LOS ANGELES — A city councilman was critical of the response by the Los Angeles Department of Water and Power to the outages, which occurred as a result of extreme heat earlier this month and said he wants the department to prepare a comprehensive report addressing his concerns and those of his constituents.
With temperatures topping 100 degrees in Los Angeles July 7, by early morning 46,000 Department of Water and Power customers were without power, with many of them in Councilman Mitch O’Farrell’s district, which includes East Hollywood, Los Feliz and Silver Lake.
“My office received dozens of complaints via phone call, emails and through social media, frustrated over the lack of communication from the department and no time frame as to when customers could expect to have power restored to their homes,” O’Farrell said in a letter to DWP General Manager David Wright. “We also heard frustration that the information being communicated by the department through press materials was conflicting with the real-time information on the department’s website.”

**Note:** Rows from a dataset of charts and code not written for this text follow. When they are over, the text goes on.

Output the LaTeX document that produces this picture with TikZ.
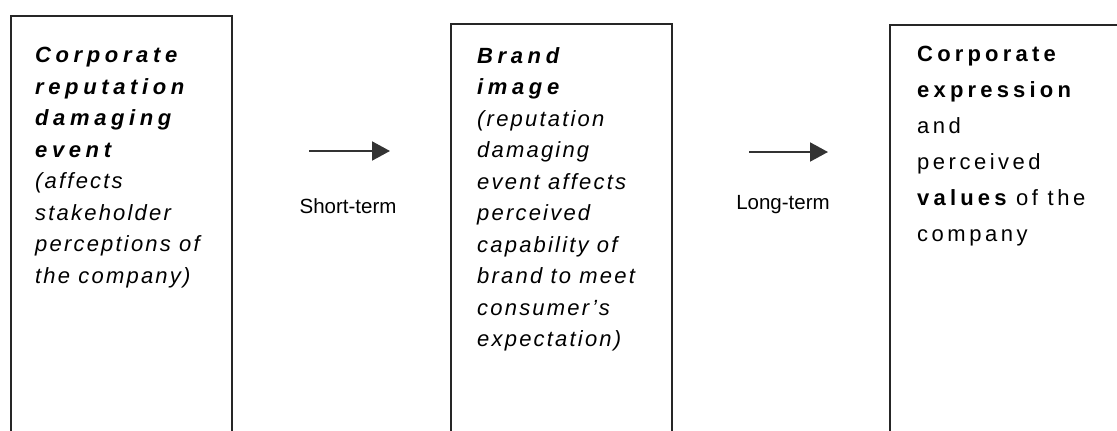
\documentclass[tikz,border=0pt]{standalone}
\usepackage{fontspec}
\setmainfont{Liberation Sans}
\newfontfamily\stagefont[LetterSpace=10]{Liberation Sans}
\newfontfamily\stageheadfont[LetterSpace=21]{Liberation Sans}
\newfontfamily\widestagefont[LetterSpace=16]{Liberation Sans}
\newfontfamily\wideheadfont[LetterSpace=19]{Liberation Sans}
\newcommand{\stagehead}[1]{{\stageheadfont\bfseries\itshape #1}}
\newcommand{\valuehead}[1]{{\wideheadfont\bfseries #1}}
\usetikzlibrary{arrows.meta,positioning}

\begin{document}
\begin{tikzpicture}[x=1pt,y=-1pt,>={Triangle[length=18pt,width=19pt]},
  stagebox/.style={draw=black!85,line width=1.6pt,minimum width=221pt,minimum height=440pt,anchor=north west,inner sep=0pt},
  stagetext/.style={anchor=north west,inner sep=0pt,align=left,font=\stagefont\fontsize{22}{31.5}\selectfont},
  termlabel/.style={inner sep=0pt,font=\fontsize{20.5}{24}\selectfont},
  termarrow/.style={->,draw=black!80,line width=2pt}]
\useasboundingbox (0,0) rectangle (1117,431);

% Node: event
\node[stagebox] (event) at (10,15) {};
\node[stagetext] (eventtext) at (35,47) {\stagehead{Corporate}\\
  \stagehead{reputation}\\
  \stagehead{damaging}\\
  \stagehead{event}\\
  \textit{(affects}\\
  \textit{stakeholder}\\
  \textit{perceptions of}\\
  \textit{the company)}};

% Node: image
\node[stagebox] (image) at (450,23) {};
\node[stagetext] (imagetext) at (477,47) {\stagehead{Brand}\\
  \stagehead{image}\\
  \textit{(reputation}\\
  \textit{damaging}\\
  \textit{event affects}\\
  \textit{perceived}\\
  \textit{capability of}\\
  \textit{brand to meet}\\
  \textit{consumer’s}\\
  \textit{expectation)}};

% Node: values
\node[stagebox,minimum width=260pt] (values) at (889,24) {};
\node[stagetext,font=\widestagefont\fontsize{22}{36}\selectfont] (valuestext) at (917,46) {\valuehead{Corporate}\\
  \valuehead{expression}\\
  and\\
  perceived\\
  \valuehead{values} of the\\
  company};

% Edge: event -> image
\coordinate (shortfrom) at (309,151);
\coordinate (shortto) at (390,151);
\draw[termarrow] (shortfrom) -- (shortto);
\node[termlabel] (shortlabel) at (348,206) {Short-term};

% Edge: image -> values
\coordinate (longfrom) at (749,152);
\coordinate (longto) at (828,152);
\draw[termarrow] (longfrom) -- (longto);
\node[termlabel] (longlabel) at (783,205) {Long-term};
%
\end{tikzpicture}
\end{document}
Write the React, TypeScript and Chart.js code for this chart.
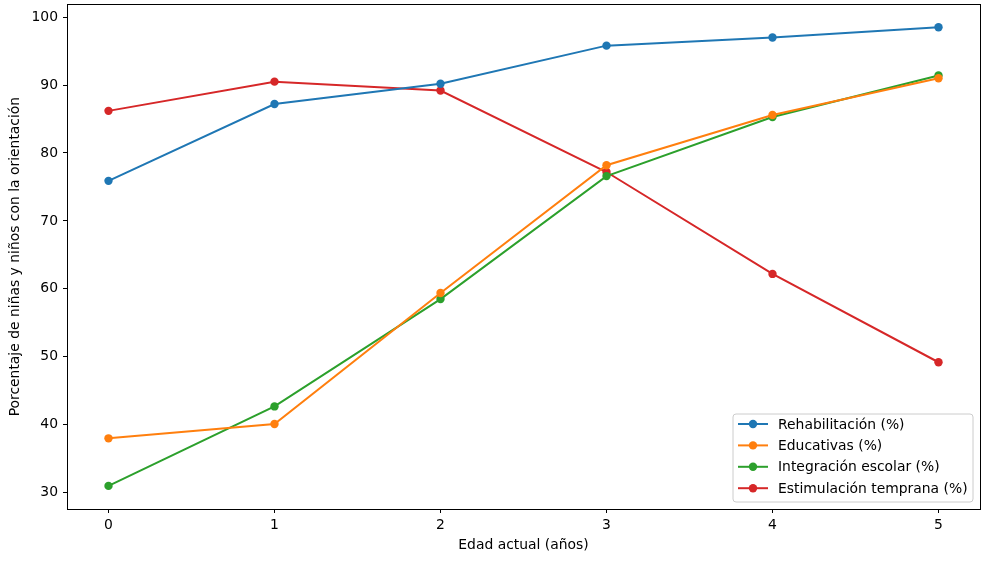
import React, { useEffect, useRef } from "react";
import { Chart, registerables } from "chart.js";

Chart.register(...registerables);

const ages = [0, 1, 2, 3, 4, 5];
const rehabilitacion = [75.9, 87.2, 90.2, 95.8, 97.0, 98.5];
const educativas = [38.0, 40.1, 59.4, 78.2, 85.6, 91.0];
const integracion = [31.0, 42.7, 58.5, 76.6, 85.3, 91.4];
const estimulacion = [86.2, 90.5, 89.2, 77.2, 62.2, 49.2];
const seriesNames = [
  "Rehabilitación (%)",
  "Educativas (%)",
  "Integración escolar (%)",
  "Estimulación temprana (%)",
];
const seriesColors = ["#1f77b4", "#ff7f0e", "#2ca02c", "#d62728"];
const yTicks = [30, 40, 50, 60, 70, 80, 90, 100];
const xTicks = [0, 1, 2, 3, 4, 5];

const FONT = "'DejaVu Sans', sans-serif";
const FS = 13.9;

const framePlugin = {
  id: "frame",
  afterDraw(chart: any) {
    const { ctx, chartArea: a } = chart;
    ctx.save();
    ctx.strokeStyle = "#000";
    ctx.lineWidth = 1;
    ctx.strokeRect(Math.round(a.left) + 0.5, Math.round(a.top) + 0.5, Math.round(a.right - a.left), Math.round(a.bottom - a.top));
    // legend
    const bx = 733, by = 414, bw = 240, bh = 88;
    ctx.fillStyle = "rgba(255,255,255,0.8)";
    ctx.strokeStyle = "#cccccc";
    ctx.beginPath();
    const r = 3;
    ctx.moveTo(bx + r, by);
    ctx.arcTo(bx + bw, by, bx + bw, by + bh, r);
    ctx.arcTo(bx + bw, by + bh, bx, by + bh, r);
    ctx.arcTo(bx, by + bh, bx, by, r);
    ctx.arcTo(bx, by, bx + bw, by, r);
    ctx.closePath();
    ctx.fill();
    ctx.stroke();
    ctx.font = `${FS}px ${FONT}`;
    ctx.textBaseline = "middle";
    ctx.textAlign = "left";
    seriesNames.forEach((name, i) => {
      const y = 424 + i * 21.4;
      ctx.strokeStyle = seriesColors[i];
      ctx.lineWidth = 2;
      ctx.beginPath();
      ctx.moveTo(738, y);
      ctx.lineTo(768, y);
      ctx.stroke();
      ctx.fillStyle = seriesColors[i];
      ctx.beginPath();
      ctx.arc(753, y, 4.2, 0, Math.PI * 2);
      ctx.fill();
      ctx.fillStyle = "#000";
      ctx.fillText(name, 778, y + 1);
    });
    ctx.restore();
  },
};

export default function App() {
  const ref = useRef<HTMLCanvasElement>(null);
  useEffect(() => {
    document.body.style.margin = "0";
    const seriesData = [rehabilitacion, educativas, integracion, estimulacion];
    const chart = new Chart(ref.current!, {
      type: "line",
      data: {
        datasets: seriesNames.map((name, i) => ({
          label: name,
          data: ages.map((a, j) => ({ x: a, y: seriesData[i][j] })),
          borderColor: seriesColors[i],
          backgroundColor: seriesColors[i],
          borderWidth: 2,
          pointRadius: 4.2,
          pointBorderWidth: 0,
          pointBackgroundColor: seriesColors[i],
          tension: 0,
          fill: false,
        })),
      },
      options: {
        animation: false,
        responsive: false,
        maintainAspectRatio: false,
        layout: { padding: { top: 4, right: 9, left: 0, bottom: 0 } },
        plugins: { legend: { display: false }, tooltip: { enabled: false } },
        scales: {
          x: {
            type: "linear",
            min: -0.25,
            max: 5.25,
            afterBuildTicks: (s: any) => {
              s.ticks = xTicks.map((v) => ({ value: v }));
            },
            afterFit: (s: any) => {
              s.height = 53;
              s.paddingLeft = 0;
              s.paddingRight = 0;
            },
            grid: { drawOnChartArea: false, drawTicks: true, tickLength: 4, color: "#000" },
            border: { display: false },
            ticks: { color: "#000", font: { family: FONT, size: FS }, padding: 4, maxRotation: 0 },
            title: {
              display: true,
              text: "Edad actual (años)",
              color: "#000",
              font: { family: FONT, size: FS },
              padding: { top: 0, bottom: 8.5 },
            },
          },
          y: {
            type: "linear",
            min: 27.6,
            max: 101.9,
            afterBuildTicks: (s: any) => {
              s.ticks = yTicks.map((v) => ({ value: v }));
            },
            afterFit: (s: any) => {
              s.width = 67;
              s.paddingTop = 0;
              s.paddingBottom = 0;
            },
            grid: { drawOnChartArea: false, drawTicks: true, tickLength: 4, color: "#000" },
            border: { display: false },
            ticks: { color: "#000", font: { family: FONT, size: FS }, padding: 5 },
            title: {
              display: true,
              text: "Porcentaje de niñas y niños con la orientación",
              color: "#000",
              font: { family: FONT, size: FS },
              padding: { top: 7, bottom: 0 },
            },
          },
        },
      },
      plugins: [framePlugin],
    } as any);
    return () => chart.destroy();
  }, []);
  return <canvas ref={ref} width={989} height={562} style={{ display: "block" }} />;
}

O’Farrell said he wanted the DWP to prepare a comprehensive report to the City Council on the outages and what it is doing to prevent widespread outages in the future.
Jason Stinnett, a spokesman for the DWP, referred City News Service to a July 9 news release that detailed the department’s actions in relation to the outages when asked to comment on the letter. Stinnett also said Wright planned to meet with O’Farrell and appear soon before the council’s Energy, Climate Change, and Environmental Justice Committee, of which O’Farrell is a member.
The July 9 release said that “the nature of these outages was much different than other storm events such as wind and rain, where large outages can occur, but restoration work typically occurs more quickly. The outages that began July 6 and which continued through the weekend were small, localized outages affecting mostly small groups of customers. At the peak of the heat storm, there were more than 700 individual localized outages, each one requiring a crew or multiple crews to restore power, slowing the pace of restoration for all affected customers.”
The release also said that “the part of the city hit hardest is served largely by underground equipment. While underground utilities have advantages, when equipment fails it takes longer to restore. As a result, estimated time for power restoration changed from 12-24 hours to 24-48 hours, with some outages taking longer than 48 hours to repair.”